### What to produce
Below is a listing to transcribe in full and exactly; keep the pictures out.

--- Start of Data shown ---

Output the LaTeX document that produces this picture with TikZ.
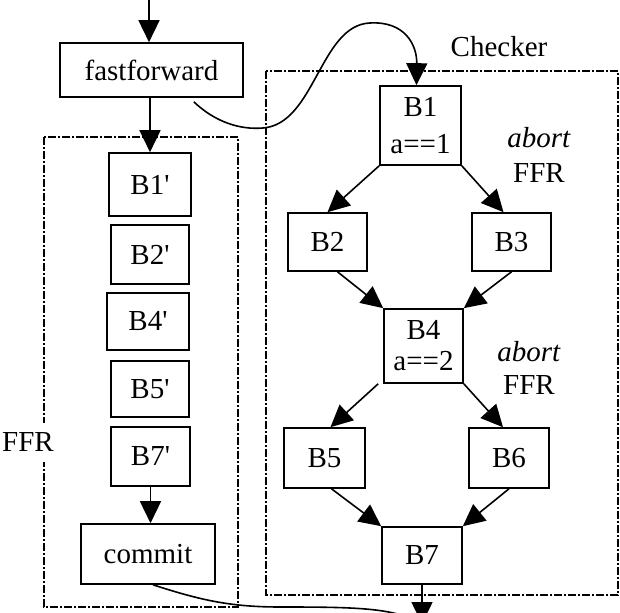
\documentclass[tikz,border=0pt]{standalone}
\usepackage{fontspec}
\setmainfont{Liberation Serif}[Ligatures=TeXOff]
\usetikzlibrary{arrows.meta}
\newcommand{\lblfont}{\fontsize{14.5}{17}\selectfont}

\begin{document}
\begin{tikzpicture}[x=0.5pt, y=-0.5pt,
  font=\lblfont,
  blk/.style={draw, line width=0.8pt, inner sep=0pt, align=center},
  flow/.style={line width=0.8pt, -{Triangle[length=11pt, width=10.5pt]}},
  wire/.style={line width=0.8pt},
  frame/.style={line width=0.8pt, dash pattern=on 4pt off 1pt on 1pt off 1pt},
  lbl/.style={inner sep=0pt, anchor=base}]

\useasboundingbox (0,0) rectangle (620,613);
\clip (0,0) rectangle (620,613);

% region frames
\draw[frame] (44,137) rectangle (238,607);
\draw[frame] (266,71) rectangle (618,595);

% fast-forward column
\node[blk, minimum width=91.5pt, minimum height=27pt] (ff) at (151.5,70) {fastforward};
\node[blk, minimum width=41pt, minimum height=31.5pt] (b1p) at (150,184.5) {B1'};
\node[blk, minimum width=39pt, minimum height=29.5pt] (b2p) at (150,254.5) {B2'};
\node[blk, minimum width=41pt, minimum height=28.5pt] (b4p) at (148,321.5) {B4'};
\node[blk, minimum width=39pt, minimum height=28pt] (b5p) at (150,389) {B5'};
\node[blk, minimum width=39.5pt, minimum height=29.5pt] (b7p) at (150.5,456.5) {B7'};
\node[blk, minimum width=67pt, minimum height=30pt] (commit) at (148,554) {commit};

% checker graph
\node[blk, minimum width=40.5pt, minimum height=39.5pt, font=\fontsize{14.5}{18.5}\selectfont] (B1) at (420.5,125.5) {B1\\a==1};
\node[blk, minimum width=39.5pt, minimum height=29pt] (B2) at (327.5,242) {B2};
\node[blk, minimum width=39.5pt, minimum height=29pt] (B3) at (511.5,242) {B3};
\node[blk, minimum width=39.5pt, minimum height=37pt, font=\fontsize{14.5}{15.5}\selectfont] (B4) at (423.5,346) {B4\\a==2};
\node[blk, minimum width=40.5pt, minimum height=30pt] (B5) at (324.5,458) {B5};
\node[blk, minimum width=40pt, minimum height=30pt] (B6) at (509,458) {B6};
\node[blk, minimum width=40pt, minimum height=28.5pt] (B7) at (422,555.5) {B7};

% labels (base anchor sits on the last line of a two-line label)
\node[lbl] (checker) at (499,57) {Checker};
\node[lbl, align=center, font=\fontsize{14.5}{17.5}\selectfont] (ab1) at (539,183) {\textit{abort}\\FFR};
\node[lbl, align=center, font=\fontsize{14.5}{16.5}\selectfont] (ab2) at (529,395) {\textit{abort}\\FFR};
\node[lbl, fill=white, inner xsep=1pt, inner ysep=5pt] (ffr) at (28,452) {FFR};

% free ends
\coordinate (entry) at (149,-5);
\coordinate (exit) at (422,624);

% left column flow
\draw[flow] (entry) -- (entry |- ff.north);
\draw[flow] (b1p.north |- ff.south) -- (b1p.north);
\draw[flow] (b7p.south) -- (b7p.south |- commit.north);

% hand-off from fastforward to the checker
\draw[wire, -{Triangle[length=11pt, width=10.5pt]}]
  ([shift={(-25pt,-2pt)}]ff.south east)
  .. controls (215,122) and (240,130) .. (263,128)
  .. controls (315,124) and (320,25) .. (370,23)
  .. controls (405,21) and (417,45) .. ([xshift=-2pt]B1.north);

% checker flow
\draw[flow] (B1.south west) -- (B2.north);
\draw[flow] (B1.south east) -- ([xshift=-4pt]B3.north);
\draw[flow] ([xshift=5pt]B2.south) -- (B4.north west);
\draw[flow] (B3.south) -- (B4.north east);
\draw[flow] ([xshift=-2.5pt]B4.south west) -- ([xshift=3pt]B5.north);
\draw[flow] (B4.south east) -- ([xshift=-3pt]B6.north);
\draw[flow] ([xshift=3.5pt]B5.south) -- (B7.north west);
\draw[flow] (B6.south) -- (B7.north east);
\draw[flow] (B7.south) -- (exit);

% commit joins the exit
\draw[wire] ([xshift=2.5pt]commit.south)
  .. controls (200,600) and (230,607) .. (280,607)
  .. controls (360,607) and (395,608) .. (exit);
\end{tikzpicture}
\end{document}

--- End of Data shown ---

### Output for this task
Output the LaTeX document that produces this picture with TikZ.
\documentclass[tikz,border=0pt]{standalone}
\usepackage{fontspec}
\setmainfont{Liberation Serif}[Ligatures=TeXOff]
\usetikzlibrary{arrows.meta}
\newcommand{\lblfont}{\fontsize{14.5}{17}\selectfont}

\begin{document}
\begin{tikzpicture}[x=0.5pt, y=-0.5pt,
  font=\lblfont,
  blk/.style={draw, line width=0.8pt, inner sep=0pt, align=center},
  flow/.style={line width=0.8pt, -{Triangle[length=11pt, width=10.5pt]}},
  wire/.style={line width=0.8pt},
  frame/.style={line width=0.8pt, dash pattern=on 4pt off 1pt on 1pt off 1pt},
  lbl/.style={inner sep=0pt, anchor=base}]

\useasboundingbox (0,0) rectangle (620,613);
\clip (0,0) rectangle (620,613);

% region frames
\draw[frame] (44,137) rectangle (238,607);
\draw[frame] (266,71) rectangle (618,595);

% fast-forward column
\node[blk, minimum width=91.5pt, minimum height=27pt] (ff) at (151.5,70) {fastforward};
\node[blk, minimum width=41pt, minimum height=31.5pt] (b1p) at (150,184.5) {B1'};
\node[blk, minimum width=39pt, minimum height=29.5pt] (b2p) at (150,254.5) {B2'};
\node[blk, minimum width=41pt, minimum height=28.5pt] (b4p) at (148,321.5) {B4'};
\node[blk, minimum width=39pt, minimum height=28pt] (b5p) at (150,389) {B5'};
\node[blk, minimum width=39.5pt, minimum height=29.5pt] (b7p) at (150.5,456.5) {B7'};
\node[blk, minimum width=67pt, minimum height=30pt] (commit) at (148,554) {commit};

% checker graph
\node[blk, minimum width=40.5pt, minimum height=39.5pt, font=\fontsize{14.5}{18.5}\selectfont] (B1) at (420.5,125.5) {B1\\a==1};
\node[blk, minimum width=39.5pt, minimum height=29pt] (B2) at (327.5,242) {B2};
\node[blk, minimum width=39.5pt, minimum height=29pt] (B3) at (511.5,242) {B3};
\node[blk, minimum width=39.5pt, minimum height=37pt, font=\fontsize{14.5}{15.5}\selectfont] (B4) at (423.5,346) {B4\\a==2};
\node[blk, minimum width=40.5pt, minimum height=30pt] (B5) at (324.5,458) {B5};
\node[blk, minimum width=40pt, minimum height=30pt] (B6) at (509,458) {B6};
\node[blk, minimum width=40pt, minimum height=28.5pt] (B7) at (422,555.5) {B7};

% labels (base anchor sits on the last line of a two-line label)
\node[lbl] (checker) at (499,57) {Checker};
\node[lbl, align=center, font=\fontsize{14.5}{17.5}\selectfont] (ab1) at (539,183) {\textit{abort}\\FFR};
\node[lbl, align=center, font=\fontsize{14.5}{16.5}\selectfont] (ab2) at (529,395) {\textit{abort}\\FFR};
\node[lbl, fill=white, inner xsep=1pt, inner ysep=5pt] (ffr) at (28,452) {FFR};

% free ends
\coordinate (entry) at (149,-5);
\coordinate (exit) at (422,624);

% left column flow
\draw[flow] (entry) -- (entry |- ff.north);
\draw[flow] (b1p.north |- ff.south) -- (b1p.north);
\draw[flow] (b7p.south) -- (b7p.south |- commit.north);

% hand-off from fastforward to the checker
\draw[wire, -{Triangle[length=11pt, width=10.5pt]}]
  ([shift={(-25pt,-2pt)}]ff.south east)
  .. controls (215,122) and (240,130) .. (263,128)
  .. controls (315,124) and (320,25) .. (370,23)
  .. controls (405,21) and (417,45) .. ([xshift=-2pt]B1.north);

% checker flow
\draw[flow] (B1.south west) -- (B2.north);
\draw[flow] (B1.south east) -- ([xshift=-4pt]B3.north);
\draw[flow] ([xshift=5pt]B2.south) -- (B4.north west);
\draw[flow] (B3.south) -- (B4.north east);
\draw[flow] ([xshift=-2.5pt]B4.south west) -- ([xshift=3pt]B5.north);
\draw[flow] (B4.south east) -- ([xshift=-3pt]B6.north);
\draw[flow] ([xshift=3.5pt]B5.south) -- (B7.north west);
\draw[flow] (B6.south) -- (B7.north east);
\draw[flow] (B7.south) -- (exit);

% commit joins the exit
\draw[wire] ([xshift=2.5pt]commit.south)
  .. controls (200,600) and (230,607) .. (280,607)
  .. controls (360,607) and (395,608) .. (exit);
\end{tikzpicture}
\end{document}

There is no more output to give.